▶ Supplied material
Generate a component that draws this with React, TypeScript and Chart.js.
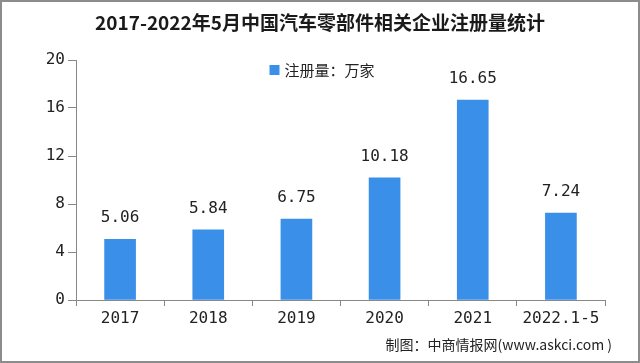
import React, { useEffect, useRef } from "react";
import { Chart, registerables } from "chart.js";

Chart.register(...registerables);

const categories = ["2017", "2018", "2019", "2020", "2021", "2022.1-5"];
const registrations = [5.06, 5.84, 6.75, 10.18, 16.65, 7.24];
const yTicks = [0, 4, 8, 12, 16, 20];
const titleText = "2017-2022年5月中国汽车零部件相关企业注册量统计";
const seriesName = "注册量：万家";
const footerText = "制图：中商情报网(www.askci.com )";

const BAR = "#3a8fe8";
const CJK = "'Noto Sans CJK SC', sans-serif";
const NUM = "'DejaVu Sans Mono', monospace";

const decorPlugin = {
  id: "decor",
  afterDraw(chart: any) {
    const { ctx } = chart;
    ctx.save();
    // border
    ctx.strokeStyle = "#8c8c8c";
    ctx.lineWidth = 2;
    ctx.strokeRect(1, 1, 638, 361);
    // title
    ctx.fillStyle = "#1a1a1a";
    ctx.font = `bold 19px ${CJK}`;
    ctx.textAlign = "center";
    ctx.textBaseline = "middle";
    ctx.fillText(titleText, 320, 23);
    // legend
    ctx.font = `15px ${CJK}`;
    const tw = ctx.measureText(seriesName).width;
    const total = 10 + 5 + tw;
    const x0 = 322 - total / 2;
    ctx.fillStyle = BAR;
    ctx.fillRect(x0, 65, 10, 10);
    ctx.fillStyle = "#222";
    ctx.textAlign = "left";
    ctx.fillText(seriesName, x0 + 15, 70);
    // footer
    ctx.font = `14px ${CJK}`;
    ctx.fillStyle = "#222";
    ctx.textAlign = "right";
    ctx.fillText(footerText, 612, 345);
    // data labels
    const meta = chart.getDatasetMeta(0);
    ctx.font = `16px ${NUM}`;
    ctx.textAlign = "center";
    ctx.textBaseline = "middle";
    ctx.fillStyle = "#222";
    meta.data.forEach((el: any, i: number) => {
      ctx.fillText(registrations[i].toFixed(2), el.x, el.y - 21);
    });
    ctx.restore();
  },
};

export default function App() {
  const ref = useRef<HTMLCanvasElement>(null);
  useEffect(() => {
    const chart = new Chart(ref.current!, {
      type: "bar",
      data: {
        labels: categories,
        datasets: [
          {
            label: seriesName,
            data: registrations,
            backgroundColor: BAR,
            barThickness: 31,
          },
        ],
      },
      options: {
        animation: false,
        responsive: false,
        devicePixelRatio: 1,
        layout: { padding: { top: 60, right: 35, left: 0, bottom: 0 } },
        plugins: { legend: { display: false }, title: { display: false }, tooltip: { enabled: false } },
        scales: {
          x: {
            offset: true,
            grid: { display: true, drawOnChartArea: false, offset: true, tickLength: 6, color: "#888" },
            border: { color: "#888" },
            ticks: { color: "#222", font: { family: NUM, size: 16 }, padding: 3 },
            afterFit(scale: any) {
              scale.height = 63;
            },
          },
          y: {
            min: 0,
            max: 20,
            afterBuildTicks(scale: any) {
              scale.ticks = yTicks.map((v) => ({ value: v }));
            },
            grid: { display: true, drawOnChartArea: false, tickLength: 8, color: "#888" },
            border: { color: "#888" },
            ticks: { color: "#222", font: { family: NUM, size: 16 }, padding: 3 },
            afterFit(scale: any) {
              scale.width = 76;
            },
          },
        },
      },
      plugins: [decorPlugin],
    });
    return () => chart.destroy();
  }, []);
  return (
    <div style={{ position: "absolute", left: 0, top: 0, width: 640, height: 363, background: "#fff" }}>
      <canvas ref={ref} width={640} height={363} />
    </div>
  );
}
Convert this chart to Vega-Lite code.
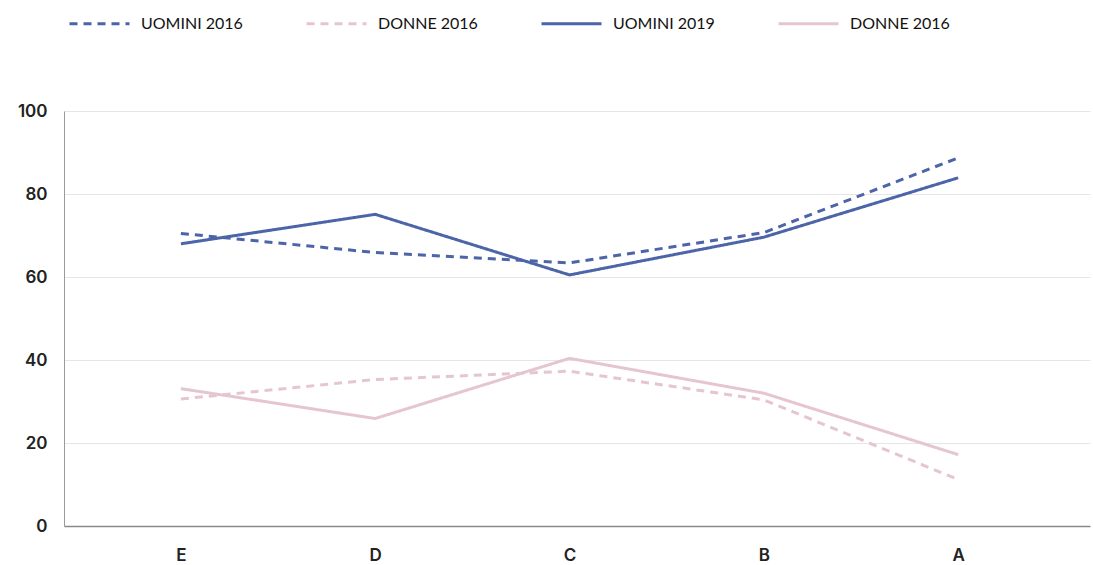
{
  "$schema": "https://vega.github.io/schema/vega-lite/v6.json",
  "width": 1026,
  "height": 415,
  "autosize": {"type": "none"},
  "padding": {"left": 64, "top": 111, "right": 3, "bottom": 39},
  "background": "white",
  "config": {
    "view": {"stroke": null},
    "font": "Inter"
  },
  "data": {
    "values": [
      {"cat": "E", "series": "UOMINI 2016", "value": 70.5},
      {"cat": "D", "series": "UOMINI 2016", "value": 65.9},
      {"cat": "C", "series": "UOMINI 2016", "value": 63.4},
      {"cat": "B", "series": "UOMINI 2016", "value": 70.7},
      {"cat": "A", "series": "UOMINI 2016", "value": 88.7},
      {"cat": "E", "series": "DONNE 2016", "value": 30.6},
      {"cat": "D", "series": "DONNE 2016", "value": 35.3},
      {"cat": "C", "series": "DONNE 2016", "value": 37.3},
      {"cat": "B", "series": "DONNE 2016", "value": 30.4},
      {"cat": "A", "series": "DONNE 2016", "value": 11.2},
      {"cat": "E", "series": "UOMINI 2019", "value": 68.0},
      {"cat": "D", "series": "UOMINI 2019", "value": 75.1},
      {"cat": "C", "series": "UOMINI 2019", "value": 60.5},
      {"cat": "B", "series": "UOMINI 2019", "value": 69.6},
      {"cat": "A", "series": "UOMINI 2019", "value": 83.9},
      {"cat": "E", "series": "DONNE 2019", "value": 33.1},
      {"cat": "D", "series": "DONNE 2019", "value": 25.9},
      {"cat": "C", "series": "DONNE 2019", "value": 40.4},
      {"cat": "B", "series": "DONNE 2019", "value": 32.0},
      {"cat": "A", "series": "DONNE 2019", "value": 17.2}
    ]
  },
  "mark": {"type": "line", "strokeWidth": 3, "strokeCap": "butt"},
  "encoding": {
    "x": {
      "field": "cat",
      "type": "nominal",
      "sort": ["E", "D", "C", "B", "A"],
      "scale": {"type": "point", "padding": 0.64, "align": 0.47},
      "axis": {
        "title": null,
        "labelAngle": 0,
        "ticks": false,
        "grid": false,
        "domainColor": "#8a8a8a",
        "domainWidth": 1.5,
        "labelPadding": 21,
        "labelFontSize": 17,
        "labelFontWeight": 600,
        "labelColor": "#222222"
      }
    },
    "y": {
      "field": "value",
      "type": "quantitative",
      "scale": {"domain": [0, 100], "nice": false},
      "axis": {
        "title": null,
        "values": [0, 20, 40, 60, 80, 100],
        "ticks": false,
        "grid": true,
        "gridColor": "#e6e6e6",
        "gridWidth": 1,
        "domainColor": "#9a9a9a",
        "domainWidth": 1,
        "labelPadding": 17,
        "labelFontSize": 17,
        "labelFontWeight": 600,
        "labelColor": "#222222"
      }
    },
    "color": {
      "field": "series",
      "type": "nominal",
      "title": null,
      "scale": {
        "domain": ["UOMINI 2016", "DONNE 2016", "UOMINI 2019", "DONNE 2019"],
        "range": ["#4c64a8", "#e5c6d0", "#4c64a8", "#e5c6d0"]
      },
      "legend": {
        "orient": "none",
        "legendX": 4,
        "legendY": -119,
        "direction": "horizontal",
        "columns": 4,
        "columnPadding": 57,
        "symbolType": "stroke",
        "symbolSize": 3600,
        "symbolStrokeWidth": 3,
        "labelOffset": 10,
        "labelFontSize": 16,
        "labelFont": "Lato",
        "labelColor": "#111111",
        "labelExpr": "datum.label == 'DONNE 2019' ? 'DONNE 2016' : datum.label"
      }
    },
    "strokeDash": {
      "field": "series",
      "type": "nominal",
      "title": null,
      "scale": {
        "domain": ["UOMINI 2016", "DONNE 2016", "UOMINI 2019", "DONNE 2019"],
        "range": [[8, 6], [8, 6], [1, 0], [1, 0]]
      }
    }
  }
}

▶ Stated exercise
Include the first line of the records, the line containing "Chart.register(...registerables);", and every line between them, repeated exactly. Skip the pictures.

▶ Reply to the task
Generate a component that draws this with React, TypeScript and Chart.js.
import React, { useEffect, useRef } from "react";
import { Chart, registerables } from "chart.js";

Chart.register(...registerables);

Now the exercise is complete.